__What you have to do__
Gather every line holding the string "this".

__The data__
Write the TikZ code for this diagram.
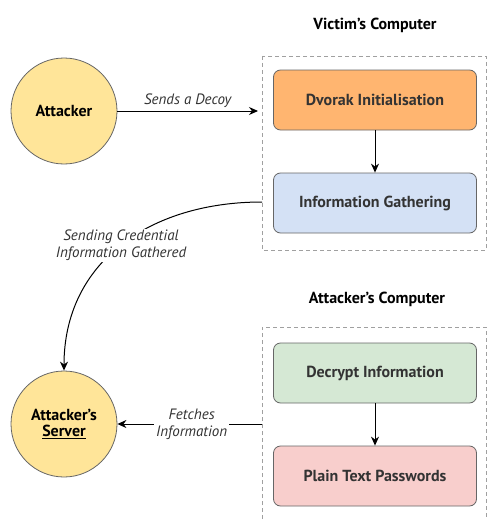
\documentclass[tikz,border=0pt]{standalone}
\usepackage{fontspec}
\setmainfont{PT Sans}
\usetikzlibrary{arrows.meta}
\definecolor{circfill}{HTML}{FFE599}
\definecolor{orangefill}{HTML}{FFB570}
\definecolor{bluefill}{HTML}{D4E1F5}
\definecolor{greenfill}{HTML}{D5E8D4}
\definecolor{pinkfill}{HTML}{F8CECC}
\definecolor{edgegray}{HTML}{666666}
\definecolor{dashgray}{HTML}{A0A0A0}
\definecolor{boxtext}{HTML}{333333}
\tikzset{
  actor/.style={circle, draw=edgegray, fill=circfill, line width=0.8pt, minimum size=106pt, inner sep=0pt,
    font=\fontsize{16}{18}\selectfont\bfseries, align=center, text=black},
  procbox/.style={rounded corners=7pt, draw=edgegray, line width=0.8pt, minimum width=203pt, minimum height=60pt,
    inner sep=0pt, font=\fontsize{16}{18}\selectfont\bfseries, text=boxtext},
  title/.style={font=\fontsize{16}{18}\selectfont\bfseries, text=black},
  lbl/.style={font=\fontsize{15}{17}\selectfont\itshape, text=boxtext, align=center},
  conn/.style={line width=1pt, -{Stealth[length=9pt,width=8pt]}},
  groupline/.style={draw=dashgray, dash pattern=on 4pt off 3pt, line width=0.8pt}
}
\begin{document}
\begin{tikzpicture}[x=1pt,y=-1pt]
\useasboundingbox[fill=white] (0,0) rectangle (487,519);
% groups
\draw[groupline] (262,56) rectangle (486,250);
\draw[groupline] (262,519) -- (262,327) -- (486,327) -- (486,519);
\coordinate (attleft) at (262,424);
\coordinate (igleft) at (262,202);
% titles
\node[title] (t1) at (375,25) {Victim's Computer};
\node[title] (t2) at (377,299) {Attacker's Computer};
% actors
\node[actor] (att) at (64,111) {Attacker};
\node[actor] (srv) at (64,424) {Attacker's\\[-2pt]\underline{Server}};
% boxes
\node[procbox, fill=orangefill] (dv) at (375,100) {Dvorak Initialisation};
\node[procbox, fill=bluefill] (ig) at (375,203) {Information Gathering};
\node[procbox, fill=greenfill] (de) at (375,373) {Decrypt Information};
\node[procbox, fill=pinkfill] (pt) at (375,476) {Plain Text Passwords};
% connectors
\draw[conn] (att) -- (258,111) node[lbl, midway, above=0pt] (l1) {Sends a Decoy};
\draw[conn] (dv) -- (ig);
\draw[conn] (de) -- (pt);
\draw[conn] (attleft) -- (srv) node[lbl, midway, fill=white, inner sep=2pt, xshift=2pt] (l3) {Fetches\\Information};
\draw[conn] (igleft) .. controls (150,202) and (64,262) .. (srv.north)
  node[lbl, pos=0.5, fill=white, inner sep=1pt] (l2) {Sending Credential\\Information Gathered};
\end{tikzpicture}
\end{document}
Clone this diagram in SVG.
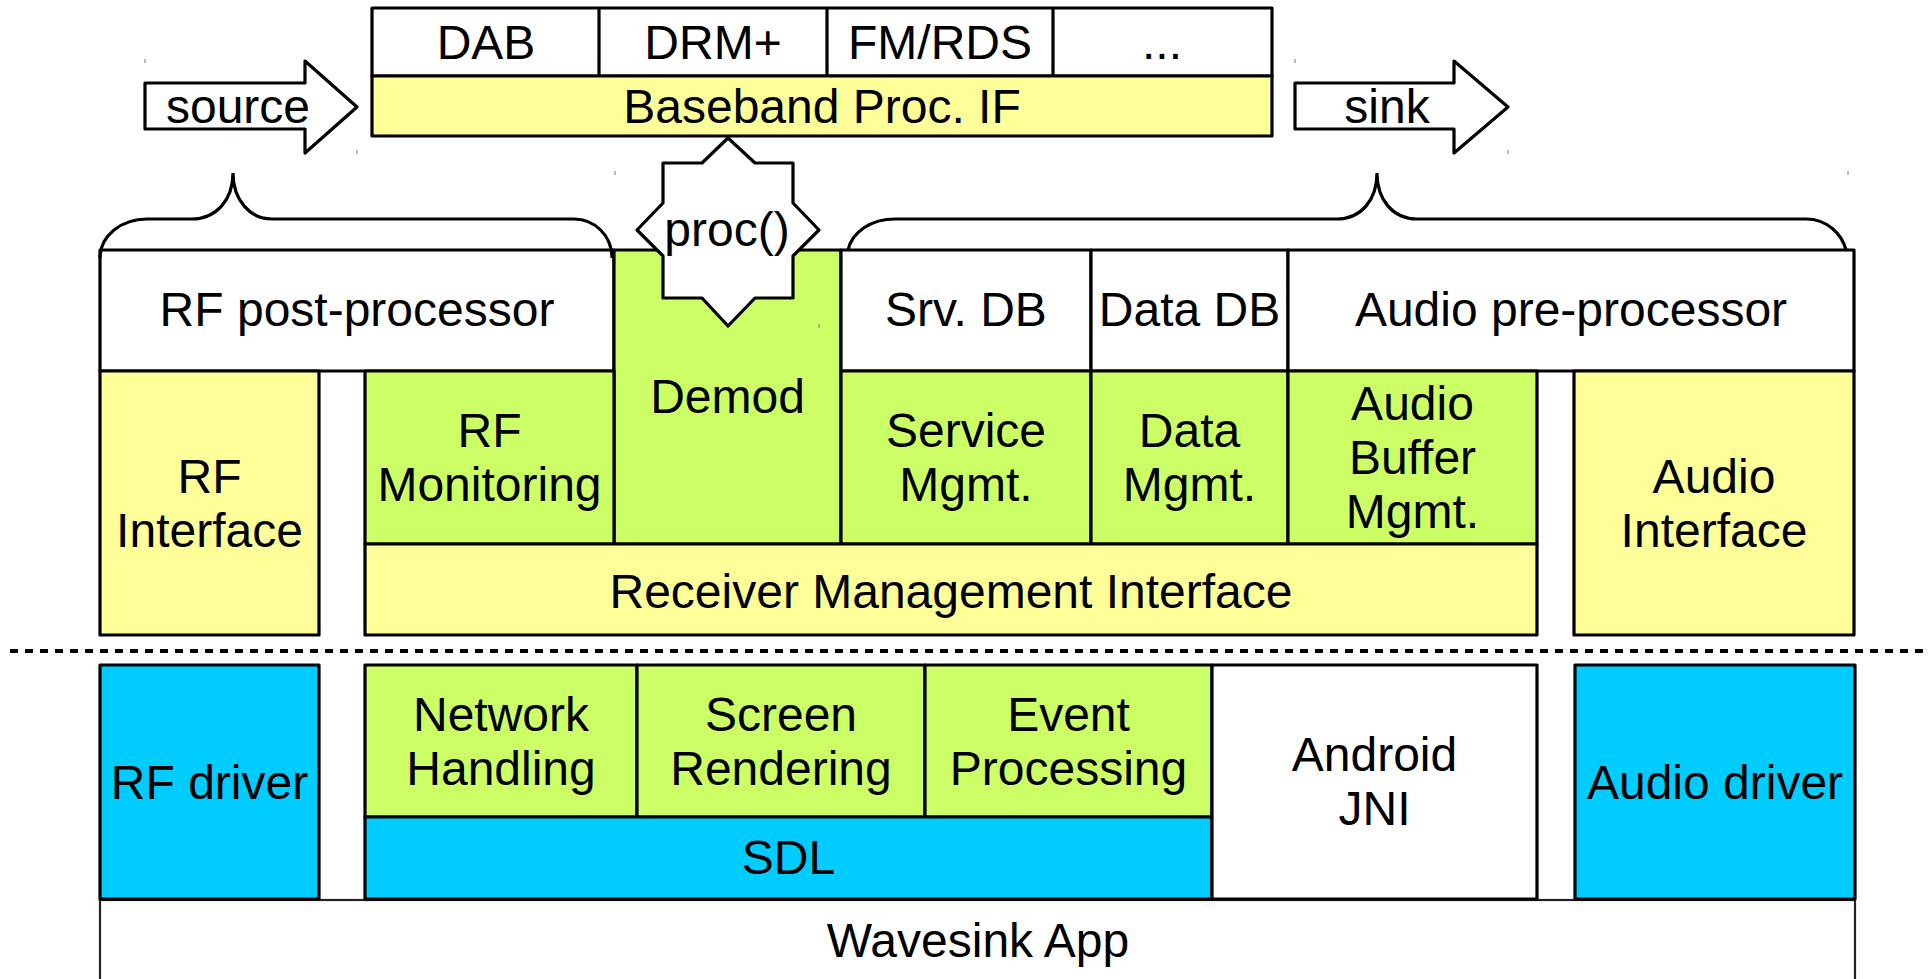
<svg xmlns="http://www.w3.org/2000/svg" width="1929" height="979" viewBox="0 0 1929 979">
<style>
.b{stroke:#000;stroke-width:3.2;stroke-linejoin:round}
.w{fill:#fff}
.y{fill:#ffff99}
.g{fill:#ccff66}
.c{fill:#00ccff}
text{font-family:"Liberation Sans",Arial,sans-serif;font-size:48px;fill:#000;text-anchor:middle}
.br{fill:none;stroke:#000;stroke-width:3.2}
.tk{stroke:#777;stroke-width:1}
</style>
<rect width="1929" height="979" fill="#fff"/>

<g id="wavesink-app"><rect x="100" y="900" width="1755" height="100" fill="#fff" stroke="#222" stroke-width="2.2"/><text x="978" y="957">Wavesink App</text></g>

<g id="rf-driver"><rect class="b c" x="100" y="665" width="219" height="234"/><text x="209.5" y="799">RF driver</text></g>
<g id="network-handling"><rect class="b g" x="365" y="665" width="272" height="152"/><text x="501" y="731">Network</text><text x="501" y="785">Handling</text></g>
<g id="screen-rendering"><rect class="b g" x="637" y="665" width="288" height="152"/><text x="781" y="731">Screen</text><text x="781" y="785">Rendering</text></g>
<g id="event-processing"><rect class="b g" x="925" y="665" width="287" height="152"/><text x="1068.5" y="731">Event</text><text x="1068.5" y="785">Processing</text></g>
<g id="sdl"><rect class="b c" x="365" y="817" width="847" height="82"/><text x="788.5" y="874">SDL</text></g>
<g id="android-jni"><rect class="b w" x="1212" y="665" width="325" height="234"/><text x="1374.5" y="771">Android</text><text x="1374.5" y="825">JNI</text></g>
<g id="audio-driver"><rect class="b c" x="1575" y="665" width="280" height="234"/><text x="1715" y="799">Audio driver</text></g>

<line x1="10" y1="651" x2="1929" y2="651" stroke="#000" stroke-width="4" stroke-dasharray="8 7"/>

<g id="rf-post-processor"><rect class="b w" x="100" y="250" width="514" height="121"/><text x="357" y="326">RF post-processor</text></g>
<g id="demod"><rect class="b g" x="614" y="250" width="227" height="294"/><text x="727.5" y="413">Demod</text></g>
<g id="srv-db"><rect class="b w" x="841" y="250" width="250" height="121"/><text x="966" y="326">Srv. DB</text></g>
<g id="data-db"><rect class="b w" x="1091" y="250" width="197" height="121"/><text x="1189.5" y="326">Data DB</text></g>
<g id="audio-pre-processor"><rect class="b w" x="1288" y="250" width="566" height="121"/><text x="1571" y="326">Audio pre-processor</text></g>
<g id="rf-interface"><rect class="b y" x="100" y="371" width="219" height="264"/><text x="209.5" y="493">RF</text><text x="209.5" y="547">Interface</text></g>
<g id="rf-monitoring"><rect class="b g" x="365" y="371" width="249" height="173"/><text x="489.5" y="447">RF</text><text x="489.5" y="501">Monitoring</text></g>
<g id="service-mgmt"><rect class="b g" x="841" y="371" width="250" height="173"/><text x="966" y="447">Service</text><text x="966" y="501">Mgmt.</text></g>
<g id="data-mgmt"><rect class="b g" x="1091" y="371" width="197" height="173"/><text x="1189.5" y="447">Data</text><text x="1189.5" y="501">Mgmt.</text></g>
<g id="audio-buffer-mgmt"><rect class="b g" x="1288" y="371" width="249" height="173"/><text x="1412.5" y="420">Audio</text><text x="1412.5" y="474">Buffer</text><text x="1412.5" y="528">Mgmt.</text></g>
<g id="receiver-mgmt-if"><rect class="b y" x="365" y="544" width="1172" height="91"/><text x="951" y="608">Receiver Management Interface</text></g>
<g id="audio-interface"><rect class="b y" x="1574" y="371" width="280" height="264"/><text x="1714" y="493">Audio</text><text x="1714" y="547">Interface</text></g>

<g id="baseband">
<rect class="b w" x="372" y="8" width="900" height="68"/>
<rect class="b y" x="372" y="76" width="900" height="60"/>
<line class="b" x1="599" y1="8" x2="599" y2="76"/>
<line class="b" x1="827" y1="8" x2="827" y2="76"/>
<line class="b" x1="1053" y1="8" x2="1053" y2="76"/>
<text x="486" y="59">DAB</text>
<text x="713" y="59">DRM+</text>
<text x="940" y="59">FM/RDS</text>
<text x="1162" y="59">...</text>
<text x="822" y="123">Baseband Proc. IF</text>
</g>

<g id="source"><polygon class="b w" points="145,83 305,83 305,61 357,107 305,153 305,129 145,129"/><text x="238" y="123">source</text></g>
<g id="sink"><polygon class="b w" points="1295,83 1454,83 1454,61 1508,107 1454,153 1454,129 1295,129"/><text x="1387" y="123">sink</text></g>

<g id="connectors">
<path class="br" d="M100,258 C100,236 121,219 147,219 L192,219 C216,219 233,200 233,173 C233,200 250,219 272,219 L574,219 C595,219 612,236 612,258"/>
<path class="br" d="M848,250 C852,232 871,219 895,219 L1337,219 C1361,219 1377,200 1377,173 C1377,200 1393,219 1417,219 L1806,219 C1827,219 1842,234 1846,250"/>
</g>

<g id="proc"><polygon class="b w" points="728,138 755,163 793,163 793,203 819,230 793,256 793,298 755,298 728,326 702,298 663,298 663,256 637,230 663,203 663,163 702,163"/><text x="727" y="246">proc()</text></g>

<g id="ticks">
<line class="tk" x1="145" y1="59" x2="145" y2="63"/>
<line class="tk" x1="357" y1="150" x2="357" y2="154"/>
<line class="tk" x1="615" y1="171" x2="615" y2="175"/>
<line class="tk" x1="1295" y1="59" x2="1295" y2="63"/>
<line class="tk" x1="1508" y1="150" x2="1508" y2="154"/>
<line class="tk" x1="1848" y1="171" x2="1848" y2="175"/>
<line class="tk" x1="819" y1="324" x2="819" y2="328"/>
</g>
</svg>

__Correct result__
Write the TikZ code for this diagram.
Clone this diagram in SVG.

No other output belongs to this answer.